>>16793869 i don't get why anyone would say that. what good does it do but to make it awkward. I mean if she tells you that and says she wants you to be gentle with her because she is traumatized by violent sex then that's something but to just put it out there as an open statement?
What do you do when a girl tells you she's allergic to peanut butter? You make a mental note to not feed them peanut butter. And maybe ask if you need to stop eating it or if you need to learn how to use an epipen or something.
You don't really need to do anything, OP, just check in if there's anything specific you need to be aware of.
>>16793850 you tell her you're sorry to hear and don't bring it up again unless she brings it up and wants to talk about it. it's not something you have to handle with her at all. she brought it up because you two want to have sex and you wanted it to be rough and she can't do that. if she waited till you had sex, she would most likely get a panic attack or react weird to what you're doing to her and the sex would be awkward and non pleasant so she is interested in having a positiv experience with you. you can always ask her for her no's and yes'es if you are afraid to step over some of her boundaries
>>16794497 It's not stupid, it's how it is. Traumatised people are mentally unwell. Raped girls are not very different to ptsd soldiers, they are crazy even if they hide it very well. Sure there are guys who willingly put up with it but that's usually because they have no other option. Normally you would rather pick someone without a huge emotional baggage for your partner, no?

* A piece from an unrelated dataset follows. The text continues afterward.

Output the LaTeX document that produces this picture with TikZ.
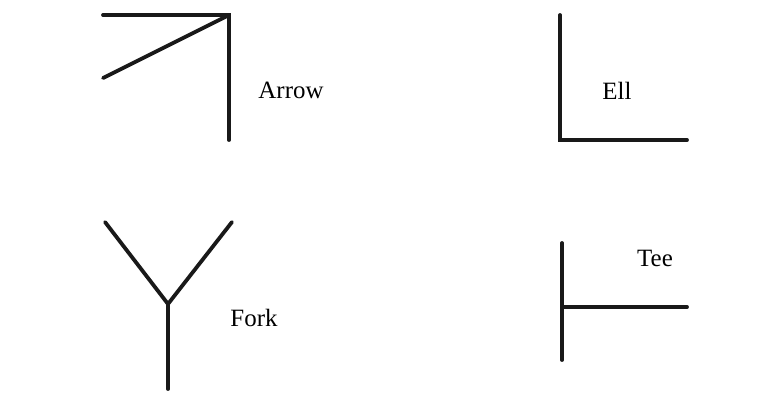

>>16793850 "I'm sorry to hear that" is a good start. "I don't know what to say" is also surprisingly good: no one will question it, but it gets the proper sentiment across.
When my wife and I were dating, she attended a women's college, so although she has never been victimized in this way, I've come to know quite a few who have. One thing that gas worked well for me is to offer my hand, like for a handshake. Some take it, some don't, but the gesture is generally appreciated either way.
>>16793874 Thereis a very real epidemic of victims who refuse to come forward, and it's a very real problem. Societal acceptance of this path has likely done far more to enable and embolden rapists than any of the things more commonly called "rape culture". But while I can appreciate the hard-line stance you seem to take on this subject, I don't think this particular implementation of things is useful. Among other things, it targets the wrong underlying issues: not coming forward is a failure of courage, not of honesty. That's no call for never trusting someone again. And it's certainly no call to break out interrogation tactics in an emotionally vulnerable moment.
>>16794491 >>16794503 I have similar experiences as these two anons had. The girl(also raped) I dated, showed the guy's pic who raped her, every now and then and I felt weird all the time when she did that. It's like she will cry over after when she had showed his pic. I told her a number of times to delete his pic and every other things that can make her remind of him but she still did that. I once gathered up all the frankness and asked her whether she likes him or not and she just broke down in front of me. I just didn't know what to do and I frankly told her that this wouldn't workout and I left the place. She still calls me but I don't pick any of her calls any more. Damn, I thought of helping a girl by giving her a life she thought of which had lost but then she was trying my make my life a sorrow.